- WRITTEN TASK -
Write the data out again exactly, dropping any images it holds.

•••••

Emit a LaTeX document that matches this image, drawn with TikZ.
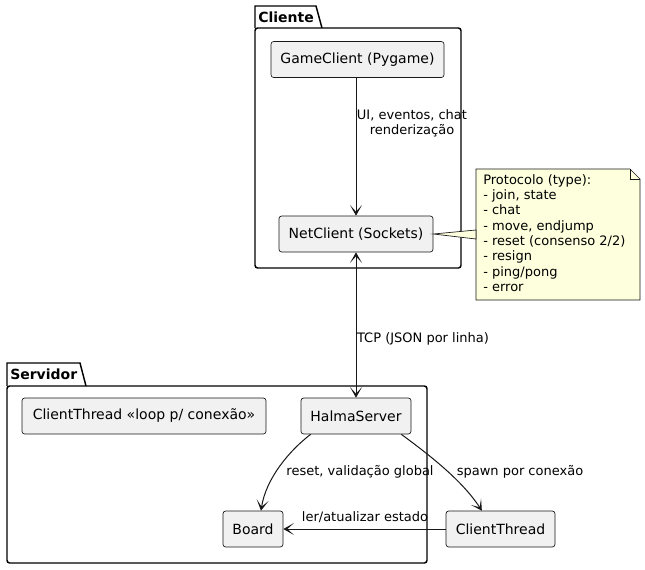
\documentclass[tikz,border=0pt]{standalone}
\usepackage{fontspec}
\setmainfont{DejaVu Sans}
\usetikzlibrary{arrows.meta}
\definecolor{boxfill}{HTML}{F1F1F1}
\definecolor{boxline}{HTML}{181818}
\definecolor{notefill}{HTML}{FEFFDD}
\begin{document}
\begin{tikzpicture}[x=0.75pt,y=-0.75pt,
  comp/.style={draw=boxline,line width=0.5pt,fill=boxfill,rounded corners=2pt,
    minimum height=27pt,inner sep=0pt,font=\fontsize{10.5pt}{12pt}\selectfont},
  pkg/.style={draw=black,line width=1.1pt},
  pkgtitle/.style={font=\fontsize{10.5pt}{12pt}\selectfont\bfseries,anchor=west,inner sep=0pt},
  lbl/.style={font=\fontsize{9.75pt}{11.25pt}\selectfont,inner sep=0pt,align=center},
  tip/.tip={Stealth[length=8pt,width=9pt,inset=5pt]},
  conn/.style={draw=boxline,line width=0.75pt,-tip},
]
\useasboundingbox[fill=white] (0,0) rectangle (645,569);
% Cliente package
\draw[pkg] (255,28) -- (255,6) -- (316,6) -- (322,28);
\draw[pkg,rounded corners=2pt] (255,28) -- (461,28) -- (461,268) -- (255,268) -- cycle;
\node[pkgtitle] (tcli) at (258,17) {Cliente};
% Servidor package
\draw[pkg] (7,386) -- (7,363) -- (80,363) -- (86,386);
\draw[pkg,rounded corners=2pt] (7,386) -- (427,386) -- (427,563) -- (7,563) -- cycle;
\node[pkgtitle] (tsrv) at (10,374) {Servidor};
% components
\node[comp,minimum width=129.75pt] (gc) at (357.5,59.5) {GameClient (Pygame)};
\node[comp,minimum width=115.5pt] (nc) at (356,234) {NetClient (Sockets)};
\node[comp,minimum width=183pt] (ctl) at (144,416) {ClientThread «loop p/ conexão»};
\node[comp,minimum width=82.5pt] (hs) at (356,416) {HalmaServer};
\node[comp,minimum width=45pt] (bd) at (253,529) {Board};
\node[comp,minimum width=81.75pt] (ct) at (500.5,529) {ClientThread};
% note
\draw[draw=boxline,line width=0.5pt,fill=notefill] (476,169) -- (630,169) -- (640,179) -- (640,300) -- (476,300) -- cycle;
\draw[draw=boxline,line width=0.5pt] (630,169) -- (630,179) -- (640,179);
\node[anchor=north west,inner sep=0pt,align=left,font=\fontsize{9.75pt}{11.5pt}\selectfont] (note) at (483,174)
 {Protocolo (type):\\- join, state\\- chat\\- move, endjump\\- reset (consenso 2/2)\\- resign\\- ping/pong\\- error};
\coordinate (nt1) at (476,230);
\coordinate (nt2) at (476,239);
\draw[draw=boxline,line width=0.5pt,fill=notefill] (nc.east) -- (nt1) -- (nt2) -- cycle;
% edges
\draw[conn] (gc.south -| nc.north) -- (nc.north);
\node[lbl] (l1) at (412,123) {UI, eventos, chat\\renderização};
\draw[conn,tip-tip] (nc.south) -- (hs.north);
\node[lbl] (l2) at (423,339) {TCP (JSON por linha)};
\draw[conn] ([xshift=-34]hs.south) .. controls (290,450) and (266,478) .. ([xshift=6]bd.north);
\node[lbl] (l3) at (360,472) {reset, validação global};
\draw[conn] ([xshift=34]hs.south) .. controls (428,454) and (462,480) .. ([xshift=-14]ct.north);
\node[lbl] (l4) at (520,472) {spawn por conexão};
\draw[conn] (ct.west) -- (bd.east);
\node[lbl] (l5) at (365,517) {ler/atualizar estado};
\end{tikzpicture}
\end{document}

•••••

- RESULT FOR THIS EXERCISE -
Emit a LaTeX document that matches this image, drawn with TikZ.
\documentclass[tikz,border=0pt]{standalone}
\usepackage{fontspec}
\setmainfont{DejaVu Sans}
\usetikzlibrary{arrows.meta}
\definecolor{boxfill}{HTML}{F1F1F1}
\definecolor{boxline}{HTML}{181818}
\definecolor{notefill}{HTML}{FEFFDD}
\begin{document}
\begin{tikzpicture}[x=0.75pt,y=-0.75pt,
  comp/.style={draw=boxline,line width=0.5pt,fill=boxfill,rounded corners=2pt,
    minimum height=27pt,inner sep=0pt,font=\fontsize{10.5pt}{12pt}\selectfont},
  pkg/.style={draw=black,line width=1.1pt},
  pkgtitle/.style={font=\fontsize{10.5pt}{12pt}\selectfont\bfseries,anchor=west,inner sep=0pt},
  lbl/.style={font=\fontsize{9.75pt}{11.25pt}\selectfont,inner sep=0pt,align=center},
  tip/.tip={Stealth[length=8pt,width=9pt,inset=5pt]},
  conn/.style={draw=boxline,line width=0.75pt,-tip},
]
\useasboundingbox[fill=white] (0,0) rectangle (645,569);
% Cliente package
\draw[pkg] (255,28) -- (255,6) -- (316,6) -- (322,28);
\draw[pkg,rounded corners=2pt] (255,28) -- (461,28) -- (461,268) -- (255,268) -- cycle;
\node[pkgtitle] (tcli) at (258,17) {Cliente};
% Servidor package
\draw[pkg] (7,386) -- (7,363) -- (80,363) -- (86,386);
\draw[pkg,rounded corners=2pt] (7,386) -- (427,386) -- (427,563) -- (7,563) -- cycle;
\node[pkgtitle] (tsrv) at (10,374) {Servidor};
% components
\node[comp,minimum width=129.75pt] (gc) at (357.5,59.5) {GameClient (Pygame)};
\node[comp,minimum width=115.5pt] (nc) at (356,234) {NetClient (Sockets)};
\node[comp,minimum width=183pt] (ctl) at (144,416) {ClientThread «loop p/ conexão»};
\node[comp,minimum width=82.5pt] (hs) at (356,416) {HalmaServer};
\node[comp,minimum width=45pt] (bd) at (253,529) {Board};
\node[comp,minimum width=81.75pt] (ct) at (500.5,529) {ClientThread};
% note
\draw[draw=boxline,line width=0.5pt,fill=notefill] (476,169) -- (630,169) -- (640,179) -- (640,300) -- (476,300) -- cycle;
\draw[draw=boxline,line width=0.5pt] (630,169) -- (630,179) -- (640,179);
\node[anchor=north west,inner sep=0pt,align=left,font=\fontsize{9.75pt}{11.5pt}\selectfont] (note) at (483,174)
 {Protocolo (type):\\- join, state\\- chat\\- move, endjump\\- reset (consenso 2/2)\\- resign\\- ping/pong\\- error};
\coordinate (nt1) at (476,230);
\coordinate (nt2) at (476,239);
\draw[draw=boxline,line width=0.5pt,fill=notefill] (nc.east) -- (nt1) -- (nt2) -- cycle;
% edges
\draw[conn] (gc.south -| nc.north) -- (nc.north);
\node[lbl] (l1) at (412,123) {UI, eventos, chat\\renderização};
\draw[conn,tip-tip] (nc.south) -- (hs.north);
\node[lbl] (l2) at (423,339) {TCP (JSON por linha)};
\draw[conn] ([xshift=-34]hs.south) .. controls (290,450) and (266,478) .. ([xshift=6]bd.north);
\node[lbl] (l3) at (360,472) {reset, validação global};
\draw[conn] ([xshift=34]hs.south) .. controls (428,454) and (462,480) .. ([xshift=-14]ct.north);
\node[lbl] (l4) at (520,472) {spawn por conexão};
\draw[conn] (ct.west) -- (bd.east);
\node[lbl] (l5) at (365,517) {ler/atualizar estado};
\end{tikzpicture}
\end{document}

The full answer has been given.